Utilities

You can use additional utilities to help you with your development. These are described below.

class Hmile.utils.DataTensorer(dataprovider: DataProvider, nb_env, nb_data_per_session, device, mean_window_size=300, window_size=-1)

Can be used to transform data into pytorch tensor

get_indicators()

Returns normalized and unnormalized data

Returns

(unnormalized data : torch.Tensor, normalized data : torch.Tensor)

Return type

tuple

get_max_indices() list

Returns the max for each feature

Returns

result

Return type

list

get_min_indices() list

Returns the min for each feature

Returns

result

Return type

list

normalize(data)

Apply rolling mean and variance normalization. The result is clipped between -10 and 10

Parameters

data (torch.tensor) – tensor to normalize

reset()

Reset the current step for all indices

reset_by_id(indices)

Reset the current step for the given indices

Parameters

indices (list) – list of indices to reset

class Hmile.utils.AE(norm: dict, column_names: list, input_shape: int, nb_neurones: list, normalize_output: bool = False)
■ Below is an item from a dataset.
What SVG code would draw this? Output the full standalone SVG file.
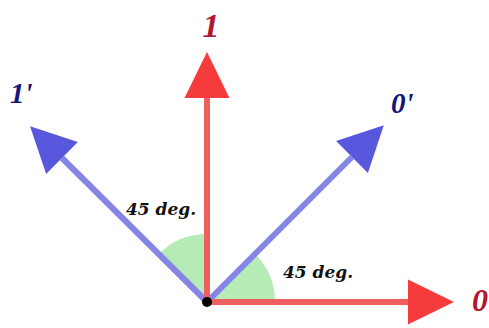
<svg xmlns="http://www.w3.org/2000/svg" width="489" height="328" viewBox="0 0 489 328">
  <style>
    .red { stroke: #ee5f5f; stroke-width: 6; fill: none; }
    .blue { stroke: #8585e6; stroke-width: 6; fill: none; }
    .wedge { fill: #b5ecb5; }
    .lbl { font-family: "Liberation Serif", serif; font-style: italic; font-weight: bold; }
    .lr { fill: #b3172f; }
    .lb { fill: #14147a; }
    .deg { font-family: "DejaVu Serif", "Liberation Serif", serif; font-style: italic; font-weight: bold; font-size: 17px; fill: #111; }
  </style>
  <defs>
    <marker id="hr" markerUnits="userSpaceOnUse" markerWidth="46" markerHeight="46" refX="0" refY="22.5" orient="auto" viewBox="0 0 46 46" overflow="visible">
      <path d="M0,0 L46,22.5 L0,45 Z" fill="#f53b3b"/>
    </marker>
    <marker id="hb" markerUnits="userSpaceOnUse" markerWidth="46" markerHeight="46" refX="0" refY="22.5" orient="auto" viewBox="0 0 46 46" overflow="visible">
      <path d="M0,0 L45,22.5 L0,45 Z" fill="#5858df"/>
    </marker>
  </defs>
  <g id="angles">
    <path class="wedge" d="M207,302 L207,234 A68,68 0 0,0 158.9,253.9 Z"/>
    <path class="wedge" d="M207,302 L275,302 A68,68 0 0,0 255.1,253.9 Z"/>
  </g>
  <g id="connectors">
    <line class="blue" x1="207" y1="302" x2="62" y2="158" marker-end="url(#hb)"/>
    <line class="blue" x1="207" y1="302" x2="352" y2="157" marker-end="url(#hb)"/>
    <line class="red" x1="207" y1="302" x2="207" y2="98" marker-end="url(#hr)"/>
    <line class="red" x1="207" y1="302" x2="408" y2="302" marker-end="url(#hr)"/>
  </g>
  <g id="origin"><circle cx="207" cy="302" r="5" fill="#000"/></g>
  <g id="label-1"><text class="lbl lr" x="211" y="37" font-size="34" text-anchor="middle">1</text></g>
  <g id="label-1p"><text class="lbl lb" x="10" y="103" font-size="29">1'</text></g>
  <g id="label-0p"><text class="lbl lb" x="391" y="113" font-size="29">0'</text></g>
  <g id="label-0"><text class="lbl lr" x="472" y="311" font-size="32">0</text></g>
  <g id="deg-left"><text class="deg" x="126" y="215">45 deg.</text></g>
  <g id="deg-right"><text class="deg" x="283" y="278">45 deg.</text></g>
</svg>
Create an Autoencoder. this autoencoder contains severals interesting attributes :

  • the encoder (can be used alone by self.encoder.forward(…))

  • the decoder (can be used alone by self.decoder.forward(…))

  • the norm of the data used (for normalization) with self.norm (gives dict with mean/std for each pairs)

  • the name of the columns of the dataset with self.column_names

forward(features)

Defines the computation performed at every call.

Should be overridden by all subclasses.

Note

Although the recipe for forward pass needs to be defined within this function, one should call the Module instance afterwards instead of this since the former takes care of running the registered hooks while the latter silently ignores them.

Hmile.utils.trainAE(pairs: dict, nb_out_components: int = 60, is_normalized: bool = False, display: bool = True, test_percent: float = 0.1, architecture: list = [200, 150, 100], normalize_output: bool = False, nb_epoch: int = 200, lr: float = 0.0001, batch_size: int = 128, test_batch_size: int = 32) AE

function to train an autoencoder

Parameters
  • pairs (dict) – dict of pairs dataframe on which the autoencoder will be trained.

  • nb_out_components (int, optional) – final number of features. Defaults to 40.

  • is_normalized (bool, optional) – specify if dataset is already normalized or need to be. Defaults to False.

  • display (bool, optional) – display results of the training. Defaults to True.

  • test_percent (float, optional) – part of the dataset kept for test. Defaults to 0.1.

  • architecture (list, optional) – architecture of the encoder (decoder is the symetric). Defaults to [200,150,100].

  • nb_epoch (int, optional) – nb epoch for learning. Defaults to 200.

  • lr (float, optional) – learning rate. Defaults to 1e-4.

  • batch_size (int, optional) – batch size of train dataset. Defaults to 128.

  • test_batch_size (int, optional) – batch size of test dataset. Defaults to 32.

Returns

return the full autoencoder with mean and std of the dataset used and name of the columns

Return type

autoencoder